>>>
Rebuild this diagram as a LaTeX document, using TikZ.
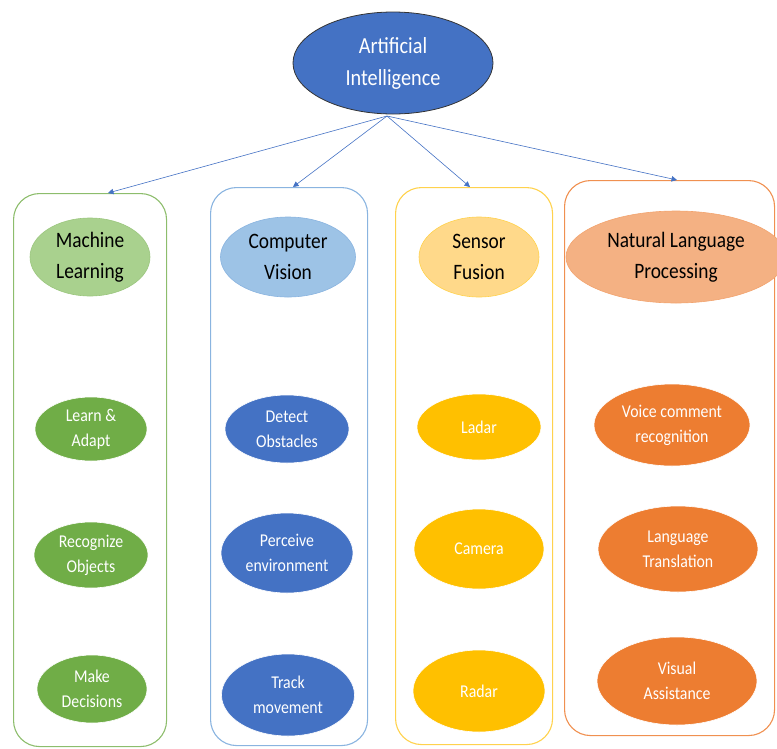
\documentclass[tikz,border=0pt]{standalone}
\usepackage{fontspec}
\setmainfont{Carlito}[FakeStretch=0.88]
\usetikzlibrary{shapes.geometric,arrows.meta}
\definecolor{aiblue}{HTML}{4472C4}
\definecolor{mlg}{HTML}{70AD47}
\definecolor{mlgl}{HTML}{A9D18E}
\definecolor{cvb}{HTML}{4472C4}
\definecolor{cvbo}{HTML}{8AB4E0}
\definecolor{cvbl}{HTML}{9DC3E6}
\definecolor{sfy}{HTML}{FFC000}
\definecolor{sfyo}{HTML}{FFD24D}
\definecolor{sfyl}{HTML}{FFD98A}
\definecolor{nlo}{HTML}{ED7D31}
\definecolor{nlol}{HTML}{F4B183}
\definecolor{arr}{HTML}{4472C4}
\tikzset{
  colbox/.style={draw, rounded corners=26pt, line width=1.1pt, inner sep=0pt, anchor=north west},
  head/.style={ellipse, inner sep=0pt, align=center, text=black, font=\fontsize{22}{31}\selectfont, line width=0.6pt},
  item/.style={ellipse, inner sep=0pt, align=center, text=white, font=\fontsize{18}{25}\selectfont, draw=white, line width=0.6pt},
  link/.style={draw=arr, line width=0.6pt, -{Triangle[length=5.5pt,width=5.5pt]}}
}
\begin{document}
\begin{tikzpicture}[x=1pt,y=-1pt]
\useasboundingbox (0,0) rectangle (777,748);
% AI
\node[ellipse, draw=black!80, line width=0.8pt, fill=aiblue, text=white, align=center, inner sep=0pt,
  minimum width=200pt, minimum height=102pt, font=\fontsize{23}{32}\selectfont] (ai) at (393,63) {Artificial\\Intelligence};
% boxes
\node[colbox, draw=mlg!80, minimum width=153pt, minimum height=553pt] (b1) at (13,193) {};
\node[colbox, draw=cvbo, minimum width=157pt, minimum height=558pt] (b2) at (210,187) {};
\node[colbox, draw=sfyo, minimum width=157pt, minimum height=557pt] (b3) at (395,187) {};
\node[colbox, draw=nlo!85, minimum width=210pt, minimum height=555pt] (b4) at (564,180) {};
% headers
\node[head, fill=mlgl, draw=mlg!70, minimum width=120pt, minimum height=78pt] (h1) at (90,257) {Machine\\Learning};
\node[head, fill=cvbl, draw=cvbo, minimum width=135pt, minimum height=80pt] (h2) at (288,257) {Computer\\Vision};
\node[head, fill=sfyl, draw=sfyo, minimum width=120pt, minimum height=80pt] (h3) at (479,257) {Sensor\\Fusion};
\node[head, fill=nlol, draw=nlo!70, minimum width=220pt, minimum height=92pt] (h4) at (676,257) {Natural Language\\Processing};
% items
\node[item, fill=mlg, minimum width=112pt, minimum height=64pt] (m1) at (91,429) {Learn \&\\Adapt};
\node[item, fill=mlg, minimum width=114pt, minimum height=66pt] (m2) at (91,555) {Recognize\\Objects};
\node[item, fill=mlg, minimum width=110pt, minimum height=68pt] (m3) at (92,689) {Make\\Decisions};
\node[item, fill=cvb, minimum width=124pt, minimum height=68pt] (c1) at (287,429) {Detect\\Obstacles};
\node[item, fill=cvb, minimum width=132pt, minimum height=80pt] (c2) at (287,553) {Perceive\\environment};
\node[item, fill=cvb, minimum width=133pt, minimum height=82pt] (c3) at (288,695) {Track\\movement};
\node[item, fill=sfy, minimum width=124pt, minimum height=66pt] (s1) at (479,427) {Ladar};
\node[item, fill=sfy, minimum width=130pt, minimum height=80pt] (s2) at (479,549) {Camera};
\node[item, fill=sfy, minimum width=132pt, minimum height=82pt] (s3) at (479,691) {Radar};
\node[item, fill=nlo, minimum width=156pt, minimum height=82pt] (n1) at (672,425) {Voice comment\\recognition};
\node[item, fill=nlo, minimum width=160pt, minimum height=86pt] (n2) at (678,549) {Language\\Translation};
\node[item, fill=nlo, minimum width=160pt, minimum height=88pt] (n3) at (677,681) {Visual\\Assistance};
% arrows
\coordinate (src) at (387,116);
\draw[link] (src) -- (b1.north west -| 108,0);
\draw[link] (src) -- (b2.north west -| 293,0);
\draw[link] (src) -- (b3.north west -| 470,0);
\draw[link] (src) -- (b4.north west -| 677,0);
\end{tikzpicture}
\end{document}
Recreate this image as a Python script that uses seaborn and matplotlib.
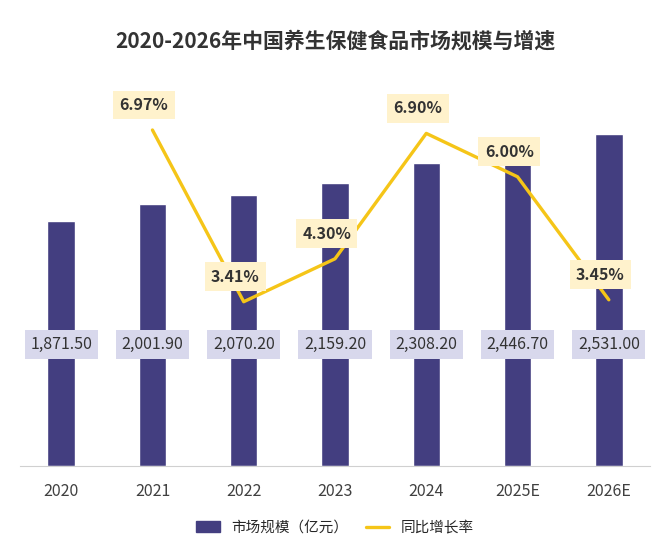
import pandas as pd
import seaborn as sns
import matplotlib.pyplot as plt
from matplotlib.patches import Patch
from matplotlib.lines import Line2D

years = ["2020", "2021", "2022", "2023", "2024", "2025E", "2026E"]
market = [1871.50, 2001.90, 2070.20, 2159.20, 2308.20, 2446.70, 2531.00]
growth = [None, 6.97, 3.41, 4.30, 6.90, 6.00, 3.45]

sns.set_style("white")
plt.rcParams['font.family'] = ['Noto Sans CJK SC', 'DejaVu Sans']

df = pd.DataFrame({"year": years, "market": market, "growth": growth})

fig = plt.figure(figsize=(6.7, 5.59), dpi=100)
ax = fig.add_axes([0.03, 0.166, 0.94, 0.73])
sns.barplot(data=df, x="year", y="market", color="#433e80", width=0.3, ax=ax, saturation=1)
ax.set_ylim(0, 3110)
ax.set_xlim(-0.45, 6.45)
ax.set_yticks([])
ax.set_xlabel("")
ax.set_ylabel("")
for s in ["top", "right", "left"]:
    ax.spines[s].set_visible(False)
ax.spines["bottom"].set_color("#d0d0d0")
ax.tick_params(axis="x", length=0, labelsize=11.5, colors="#404040", pad=12)
for t in ax.get_xticklabels():
    t.set_fontweight("medium")

for i, v in enumerate(market):
    ax.text(i, 928, f"{v:,.2f}", ha="center", va="center", fontsize=11.5, color="#333333",
            bbox=dict(boxstyle="square,pad=0.35", fc="#d8d8ec", ec="none"))

ax2 = ax.twinx()
sub = df.dropna()
ax2.plot(sub.index, sub["growth"], color="#f5c518", lw=2.4)
ax2.set_ylim(0, 8.46)
ax2.set_yticks([])
for s in ax2.spines.values():
    s.set_visible(False)
for i, g in sub["growth"].items():
    ax2.annotate(f"{g:.2f}%", xy=(i, g), xytext=(-6, 18), textcoords="offset points",
                 ha="center", va="center", fontsize=11.5, fontweight="bold", color="#333333",
                 bbox=dict(boxstyle="square,pad=0.4", fc="#fff2cc", ec="none"))

fig.suptitle("2020-2026年中国养生保健食品市场规模与增速", fontsize=15, fontweight="bold",
             color="#333333", y=0.945)
handles = [Patch(color="#433e80", label="市场规模（亿元）"),
           Line2D([0], [0], color="#f5c518", lw=2.4, label="同比增长率")]
fig.legend(handles=handles, loc="lower center", ncol=2, frameon=False, fontsize=10.5,
           bbox_to_anchor=(0.5, 0.02), handlelength=1.6, columnspacing=1.2)
fig.savefig("out.png")
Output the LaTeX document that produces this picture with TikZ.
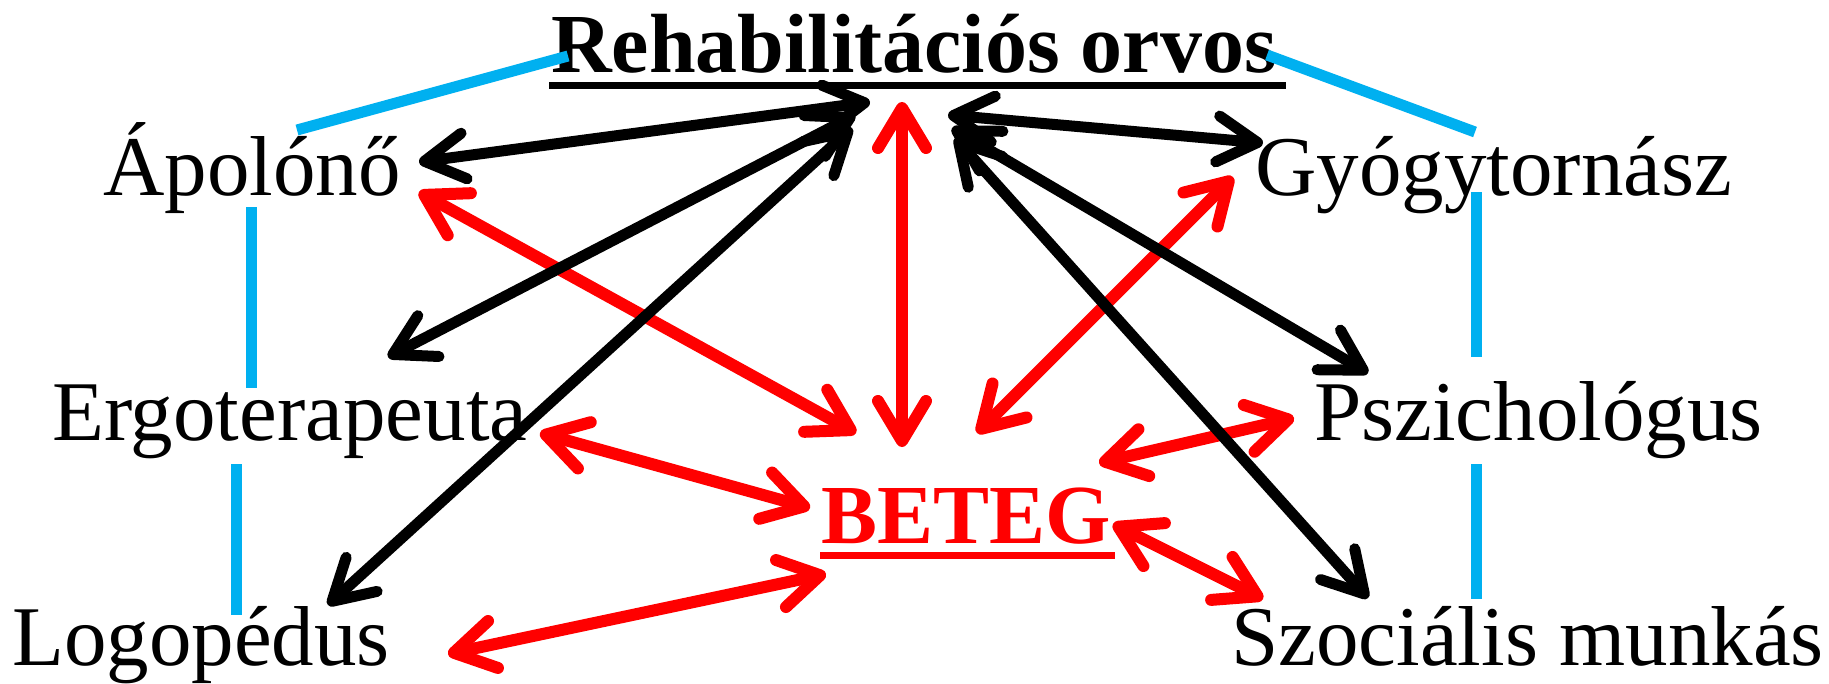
<<<
Return each line from the material above exactly, but not the pictures.

Rebuild this diagram as a LaTeX document, using TikZ.
\documentclass[tikz,border=0pt]{standalone}
\usepackage{fontspec}
\setmainfont{Carlito}[FakeStretch=0.88]
\usetikzlibrary{shapes.geometric,arrows.meta}
\definecolor{aiblue}{HTML}{4472C4}
\definecolor{mlg}{HTML}{70AD47}
\definecolor{mlgl}{HTML}{A9D18E}
\definecolor{cvb}{HTML}{4472C4}
\definecolor{cvbo}{HTML}{8AB4E0}
\definecolor{cvbl}{HTML}{9DC3E6}
\definecolor{sfy}{HTML}{FFC000}
\definecolor{sfyo}{HTML}{FFD24D}
\definecolor{sfyl}{HTML}{FFD98A}
\definecolor{nlo}{HTML}{ED7D31}
\definecolor{nlol}{HTML}{F4B183}
\definecolor{arr}{HTML}{4472C4}
\tikzset{
  colbox/.style={draw, rounded corners=26pt, line width=1.1pt, inner sep=0pt, anchor=north west},
  head/.style={ellipse, inner sep=0pt, align=center, text=black, font=\fontsize{22}{31}\selectfont, line width=0.6pt},
  item/.style={ellipse, inner sep=0pt, align=center, text=white, font=\fontsize{18}{25}\selectfont, draw=white, line width=0.6pt},
  link/.style={draw=arr, line width=0.6pt, -{Triangle[length=5.5pt,width=5.5pt]}}
}
\begin{document}
\begin{tikzpicture}[x=1pt,y=-1pt]
\useasboundingbox (0,0) rectangle (777,748);
% AI
\node[ellipse, draw=black!80, line width=0.8pt, fill=aiblue, text=white, align=center, inner sep=0pt,
  minimum width=200pt, minimum height=102pt, font=\fontsize{23}{32}\selectfont] (ai) at (393,63) {Artificial\\Intelligence};
% boxes
\node[colbox, draw=mlg!80, minimum width=153pt, minimum height=553pt] (b1) at (13,193) {};
\node[colbox, draw=cvbo, minimum width=157pt, minimum height=558pt] (b2) at (210,187) {};
\node[colbox, draw=sfyo, minimum width=157pt, minimum height=557pt] (b3) at (395,187) {};
\node[colbox, draw=nlo!85, minimum width=210pt, minimum height=555pt] (b4) at (564,180) {};
% headers
\node[head, fill=mlgl, draw=mlg!70, minimum width=120pt, minimum height=78pt] (h1) at (90,257) {Machine\\Learning};
\node[head, fill=cvbl, draw=cvbo, minimum width=135pt, minimum height=80pt] (h2) at (288,257) {Computer\\Vision};
\node[head, fill=sfyl, draw=sfyo, minimum width=120pt, minimum height=80pt] (h3) at (479,257) {Sensor\\Fusion};
\node[head, fill=nlol, draw=nlo!70, minimum width=220pt, minimum height=92pt] (h4) at (676,257) {Natural Language\\Processing};
% items
\node[item, fill=mlg, minimum width=112pt, minimum height=64pt] (m1) at (91,429) {Learn \&\\Adapt};
\node[item, fill=mlg, minimum width=114pt, minimum height=66pt] (m2) at (91,555) {Recognize\\Objects};
\node[item, fill=mlg, minimum width=110pt, minimum height=68pt] (m3) at (92,689) {Make\\Decisions};
\node[item, fill=cvb, minimum width=124pt, minimum height=68pt] (c1) at (287,429) {Detect\\Obstacles};
\node[item, fill=cvb, minimum width=132pt, minimum height=80pt] (c2) at (287,553) {Perceive\\environment};
\node[item, fill=cvb, minimum width=133pt, minimum height=82pt] (c3) at (288,695) {Track\\movement};
\node[item, fill=sfy, minimum width=124pt, minimum height=66pt] (s1) at (479,427) {Ladar};
\node[item, fill=sfy, minimum width=130pt, minimum height=80pt] (s2) at (479,549) {Camera};
\node[item, fill=sfy, minimum width=132pt, minimum height=82pt] (s3) at (479,691) {Radar};
\node[item, fill=nlo, minimum width=156pt, minimum height=82pt] (n1) at (672,425) {Voice comment\\recognition};
\node[item, fill=nlo, minimum width=160pt, minimum height=86pt] (n2) at (678,549) {Language\\Translation};
\node[item, fill=nlo, minimum width=160pt, minimum height=88pt] (n3) at (677,681) {Visual\\Assistance};
% arrows
\coordinate (src) at (387,116);
\draw[link] (src) -- (b1.north west -| 108,0);
\draw[link] (src) -- (b2.north west -| 293,0);
\draw[link] (src) -- (b3.north west -| 470,0);
\draw[link] (src) -- (b4.north west -| 677,0);
\end{tikzpicture}
\end{document}
Recreate this image as a Python script that uses seaborn and matplotlib.
import pandas as pd
import seaborn as sns
import matplotlib.pyplot as plt
from matplotlib.patches import Patch
from matplotlib.lines import Line2D

years = ["2020", "2021", "2022", "2023", "2024", "2025E", "2026E"]
market = [1871.50, 2001.90, 2070.20, 2159.20, 2308.20, 2446.70, 2531.00]
growth = [None, 6.97, 3.41, 4.30, 6.90, 6.00, 3.45]

sns.set_style("white")
plt.rcParams['font.family'] = ['Noto Sans CJK SC', 'DejaVu Sans']

df = pd.DataFrame({"year": years, "market": market, "growth": growth})

fig = plt.figure(figsize=(6.7, 5.59), dpi=100)
ax = fig.add_axes([0.03, 0.166, 0.94, 0.73])
sns.barplot(data=df, x="year", y="market", color="#433e80", width=0.3, ax=ax, saturation=1)
ax.set_ylim(0, 3110)
ax.set_xlim(-0.45, 6.45)
ax.set_yticks([])
ax.set_xlabel("")
ax.set_ylabel("")
for s in ["top", "right", "left"]:
    ax.spines[s].set_visible(False)
ax.spines["bottom"].set_color("#d0d0d0")
ax.tick_params(axis="x", length=0, labelsize=11.5, colors="#404040", pad=12)
for t in ax.get_xticklabels():
    t.set_fontweight("medium")

for i, v in enumerate(market):
    ax.text(i, 928, f"{v:,.2f}", ha="center", va="center", fontsize=11.5, color="#333333",
            bbox=dict(boxstyle="square,pad=0.35", fc="#d8d8ec", ec="none"))

ax2 = ax.twinx()
sub = df.dropna()
ax2.plot(sub.index, sub["growth"], color="#f5c518", lw=2.4)
ax2.set_ylim(0, 8.46)
ax2.set_yticks([])
for s in ax2.spines.values():
    s.set_visible(False)
for i, g in sub["growth"].items():
    ax2.annotate(f"{g:.2f}%", xy=(i, g), xytext=(-6, 18), textcoords="offset points",
                 ha="center", va="center", fontsize=11.5, fontweight="bold", color="#333333",
                 bbox=dict(boxstyle="square,pad=0.4", fc="#fff2cc", ec="none"))

fig.suptitle("2020-2026年中国养生保健食品市场规模与增速", fontsize=15, fontweight="bold",
             color="#333333", y=0.945)
handles = [Patch(color="#433e80", label="市场规模（亿元）"),
           Line2D([0], [0], color="#f5c518", lw=2.4, label="同比增长率")]
fig.legend(handles=handles, loc="lower center", ncol=2, frameon=False, fontsize=10.5,
           bbox_to_anchor=(0.5, 0.02), handlelength=1.6, columnspacing=1.2)
fig.savefig("out.png")
Output the LaTeX document that produces this picture with TikZ.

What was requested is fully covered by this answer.